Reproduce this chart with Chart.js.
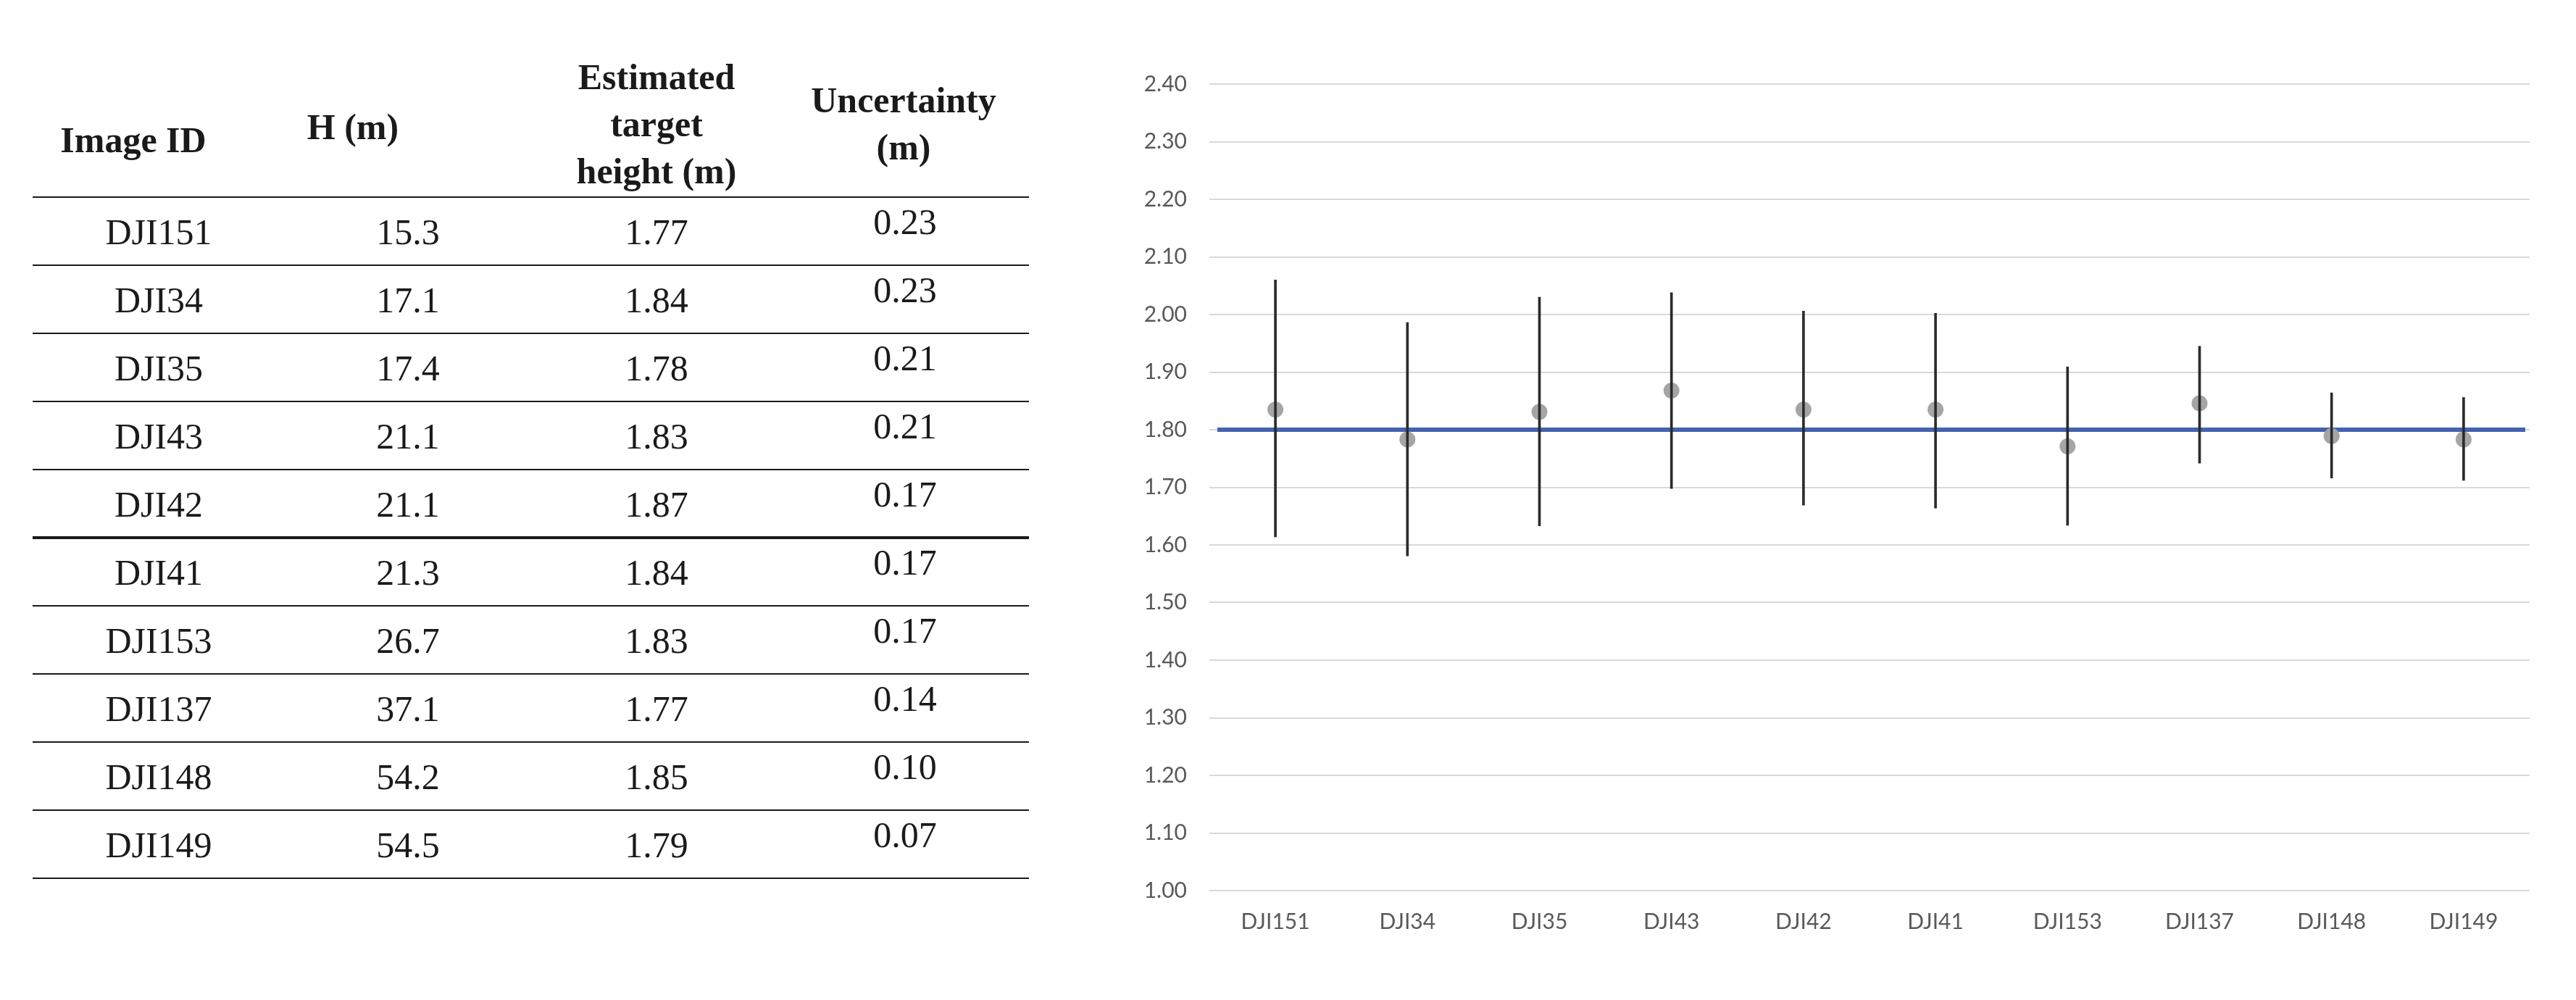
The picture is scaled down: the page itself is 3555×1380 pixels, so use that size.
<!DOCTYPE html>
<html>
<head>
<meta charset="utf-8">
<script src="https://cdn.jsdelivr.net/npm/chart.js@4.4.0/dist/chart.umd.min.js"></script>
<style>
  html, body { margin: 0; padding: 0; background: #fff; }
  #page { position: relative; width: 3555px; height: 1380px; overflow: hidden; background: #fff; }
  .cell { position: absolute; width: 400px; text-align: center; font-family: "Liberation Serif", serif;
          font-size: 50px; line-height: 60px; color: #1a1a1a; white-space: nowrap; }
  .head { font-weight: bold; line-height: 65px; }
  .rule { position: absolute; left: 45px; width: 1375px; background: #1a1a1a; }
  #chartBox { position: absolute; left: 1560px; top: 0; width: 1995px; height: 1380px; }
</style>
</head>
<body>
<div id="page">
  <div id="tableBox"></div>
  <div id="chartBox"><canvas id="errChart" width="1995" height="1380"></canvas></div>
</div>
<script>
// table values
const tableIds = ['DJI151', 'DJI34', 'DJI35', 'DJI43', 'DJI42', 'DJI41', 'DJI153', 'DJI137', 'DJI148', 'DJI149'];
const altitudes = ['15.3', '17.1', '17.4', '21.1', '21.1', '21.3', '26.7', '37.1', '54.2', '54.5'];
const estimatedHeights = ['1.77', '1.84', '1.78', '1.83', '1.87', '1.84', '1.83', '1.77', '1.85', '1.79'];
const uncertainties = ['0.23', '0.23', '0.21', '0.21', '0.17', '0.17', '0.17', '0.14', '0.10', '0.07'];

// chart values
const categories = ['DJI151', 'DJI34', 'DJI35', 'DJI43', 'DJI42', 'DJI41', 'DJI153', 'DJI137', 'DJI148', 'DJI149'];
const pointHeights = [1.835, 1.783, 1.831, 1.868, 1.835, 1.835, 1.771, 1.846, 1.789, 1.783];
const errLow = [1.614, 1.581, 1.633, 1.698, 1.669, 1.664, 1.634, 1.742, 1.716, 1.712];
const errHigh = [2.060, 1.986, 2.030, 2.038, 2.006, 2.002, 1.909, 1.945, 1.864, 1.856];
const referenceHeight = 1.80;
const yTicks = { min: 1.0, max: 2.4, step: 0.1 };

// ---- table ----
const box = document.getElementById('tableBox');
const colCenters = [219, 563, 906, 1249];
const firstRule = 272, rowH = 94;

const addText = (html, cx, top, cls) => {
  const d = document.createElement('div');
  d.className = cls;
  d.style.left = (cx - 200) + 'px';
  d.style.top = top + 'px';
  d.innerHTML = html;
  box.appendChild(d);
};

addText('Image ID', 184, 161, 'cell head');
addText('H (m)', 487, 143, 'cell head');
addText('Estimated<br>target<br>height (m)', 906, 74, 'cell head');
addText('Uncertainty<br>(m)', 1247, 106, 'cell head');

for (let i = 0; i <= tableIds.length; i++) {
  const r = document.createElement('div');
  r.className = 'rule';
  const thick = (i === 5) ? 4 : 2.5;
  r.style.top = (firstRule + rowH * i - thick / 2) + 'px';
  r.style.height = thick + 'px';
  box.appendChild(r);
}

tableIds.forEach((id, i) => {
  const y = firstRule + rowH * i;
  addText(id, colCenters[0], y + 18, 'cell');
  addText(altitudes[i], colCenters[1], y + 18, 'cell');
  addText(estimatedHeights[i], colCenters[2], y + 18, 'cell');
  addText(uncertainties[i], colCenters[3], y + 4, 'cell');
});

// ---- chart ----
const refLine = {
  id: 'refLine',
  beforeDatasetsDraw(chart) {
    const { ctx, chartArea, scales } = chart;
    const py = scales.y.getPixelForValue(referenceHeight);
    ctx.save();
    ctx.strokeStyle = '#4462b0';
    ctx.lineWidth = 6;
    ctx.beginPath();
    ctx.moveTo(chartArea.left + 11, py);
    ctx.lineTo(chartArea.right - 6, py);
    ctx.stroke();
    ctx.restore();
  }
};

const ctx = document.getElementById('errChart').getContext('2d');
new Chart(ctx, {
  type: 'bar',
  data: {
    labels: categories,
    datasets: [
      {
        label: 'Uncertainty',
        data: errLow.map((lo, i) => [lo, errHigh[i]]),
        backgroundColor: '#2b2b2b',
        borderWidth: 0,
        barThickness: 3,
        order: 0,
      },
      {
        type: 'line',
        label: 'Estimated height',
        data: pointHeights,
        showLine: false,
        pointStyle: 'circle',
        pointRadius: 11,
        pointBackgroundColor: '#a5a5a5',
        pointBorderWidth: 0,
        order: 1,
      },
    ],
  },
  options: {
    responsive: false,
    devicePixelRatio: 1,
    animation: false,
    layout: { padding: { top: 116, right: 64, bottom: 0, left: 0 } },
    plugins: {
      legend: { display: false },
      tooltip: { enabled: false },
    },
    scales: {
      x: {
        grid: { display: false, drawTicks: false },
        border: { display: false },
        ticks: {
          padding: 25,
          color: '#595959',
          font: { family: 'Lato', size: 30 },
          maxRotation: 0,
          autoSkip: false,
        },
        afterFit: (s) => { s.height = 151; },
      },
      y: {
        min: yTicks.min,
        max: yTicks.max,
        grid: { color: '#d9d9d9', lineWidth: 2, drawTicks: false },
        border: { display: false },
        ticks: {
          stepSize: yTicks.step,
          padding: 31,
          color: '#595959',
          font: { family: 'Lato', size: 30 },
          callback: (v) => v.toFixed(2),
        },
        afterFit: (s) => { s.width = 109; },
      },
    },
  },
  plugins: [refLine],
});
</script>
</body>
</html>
* * *
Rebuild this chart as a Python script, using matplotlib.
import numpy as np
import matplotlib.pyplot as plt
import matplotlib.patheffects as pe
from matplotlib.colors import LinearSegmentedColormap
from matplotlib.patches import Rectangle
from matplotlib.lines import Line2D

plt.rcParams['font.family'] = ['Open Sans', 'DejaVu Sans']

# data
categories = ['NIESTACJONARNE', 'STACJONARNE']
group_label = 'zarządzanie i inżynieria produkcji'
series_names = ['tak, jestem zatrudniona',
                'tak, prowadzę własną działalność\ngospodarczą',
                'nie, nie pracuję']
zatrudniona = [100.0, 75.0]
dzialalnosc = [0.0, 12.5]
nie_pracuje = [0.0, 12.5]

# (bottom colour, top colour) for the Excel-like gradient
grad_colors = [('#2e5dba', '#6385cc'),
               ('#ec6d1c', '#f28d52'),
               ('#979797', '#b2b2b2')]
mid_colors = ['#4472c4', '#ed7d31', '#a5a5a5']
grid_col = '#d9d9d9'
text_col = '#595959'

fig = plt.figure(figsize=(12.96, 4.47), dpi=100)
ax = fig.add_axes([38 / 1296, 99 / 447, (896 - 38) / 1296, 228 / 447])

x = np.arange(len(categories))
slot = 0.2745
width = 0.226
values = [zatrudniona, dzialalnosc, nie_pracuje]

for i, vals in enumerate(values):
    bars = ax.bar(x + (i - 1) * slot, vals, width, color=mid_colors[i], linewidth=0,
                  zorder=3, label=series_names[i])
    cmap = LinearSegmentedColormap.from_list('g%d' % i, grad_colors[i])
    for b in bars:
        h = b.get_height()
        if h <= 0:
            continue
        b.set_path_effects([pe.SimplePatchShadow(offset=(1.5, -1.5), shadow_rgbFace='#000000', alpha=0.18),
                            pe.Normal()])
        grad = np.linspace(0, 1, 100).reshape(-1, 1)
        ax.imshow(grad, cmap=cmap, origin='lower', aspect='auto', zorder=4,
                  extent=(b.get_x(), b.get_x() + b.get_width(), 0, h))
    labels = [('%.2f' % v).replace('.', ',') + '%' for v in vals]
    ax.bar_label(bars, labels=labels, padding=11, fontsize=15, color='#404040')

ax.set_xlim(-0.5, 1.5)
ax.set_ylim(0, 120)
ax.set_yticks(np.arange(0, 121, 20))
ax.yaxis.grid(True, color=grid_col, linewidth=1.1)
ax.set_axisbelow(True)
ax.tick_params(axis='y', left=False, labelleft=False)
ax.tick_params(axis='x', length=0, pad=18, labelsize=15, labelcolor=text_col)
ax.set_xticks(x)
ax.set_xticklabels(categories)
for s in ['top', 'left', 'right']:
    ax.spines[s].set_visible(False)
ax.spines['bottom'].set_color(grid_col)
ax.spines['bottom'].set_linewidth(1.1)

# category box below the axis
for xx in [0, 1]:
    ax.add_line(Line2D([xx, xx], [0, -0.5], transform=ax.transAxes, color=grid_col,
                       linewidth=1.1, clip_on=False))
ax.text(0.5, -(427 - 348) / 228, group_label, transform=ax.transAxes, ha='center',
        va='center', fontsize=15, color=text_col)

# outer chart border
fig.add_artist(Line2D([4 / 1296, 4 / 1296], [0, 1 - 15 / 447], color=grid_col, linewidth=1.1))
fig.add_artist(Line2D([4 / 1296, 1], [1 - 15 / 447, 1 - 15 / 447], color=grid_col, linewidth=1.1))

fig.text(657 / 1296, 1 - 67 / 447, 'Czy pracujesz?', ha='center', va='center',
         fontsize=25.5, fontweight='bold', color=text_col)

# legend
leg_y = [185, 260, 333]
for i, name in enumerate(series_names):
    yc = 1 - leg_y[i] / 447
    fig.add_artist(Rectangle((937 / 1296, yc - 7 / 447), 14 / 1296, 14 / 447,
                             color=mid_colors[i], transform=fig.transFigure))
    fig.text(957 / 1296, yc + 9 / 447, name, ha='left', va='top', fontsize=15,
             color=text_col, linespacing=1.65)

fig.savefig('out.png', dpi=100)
...
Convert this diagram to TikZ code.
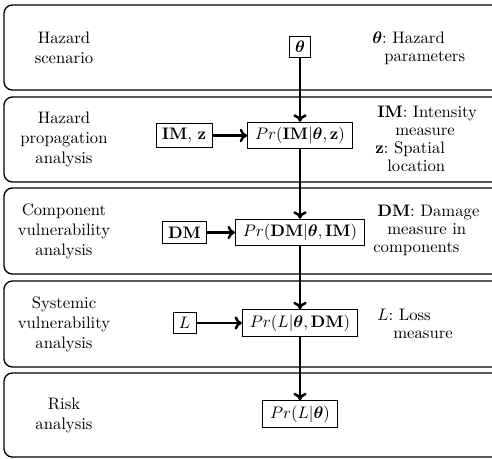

OBJECTIVE: Everything from the line that contains "Rebuild this chart" to the line that contains "values = [zatrudniona, dzialalnosc, nie_pracuje]" must be transcribed exactly, both end lines included.

TASK SOLUTION:
Rebuild this chart as a Python script, using matplotlib.
import numpy as np
import matplotlib.pyplot as plt
import matplotlib.patheffects as pe
from matplotlib.colors import LinearSegmentedColormap
from matplotlib.patches import Rectangle
from matplotlib.lines import Line2D

plt.rcParams['font.family'] = ['Open Sans', 'DejaVu Sans']

# data
categories = ['NIESTACJONARNE', 'STACJONARNE']
group_label = 'zarządzanie i inżynieria produkcji'
series_names = ['tak, jestem zatrudniona',
                'tak, prowadzę własną działalność\ngospodarczą',
                'nie, nie pracuję']
zatrudniona = [100.0, 75.0]
dzialalnosc = [0.0, 12.5]
nie_pracuje = [0.0, 12.5]

# (bottom colour, top colour) for the Excel-like gradient
grad_colors = [('#2e5dba', '#6385cc'),
               ('#ec6d1c', '#f28d52'),
               ('#979797', '#b2b2b2')]
mid_colors = ['#4472c4', '#ed7d31', '#a5a5a5']
grid_col = '#d9d9d9'
text_col = '#595959'

fig = plt.figure(figsize=(12.96, 4.47), dpi=100)
ax = fig.add_axes([38 / 1296, 99 / 447, (896 - 38) / 1296, 228 / 447])

x = np.arange(len(categories))
slot = 0.2745
width = 0.226
values = [zatrudniona, dzialalnosc, nie_pracuje]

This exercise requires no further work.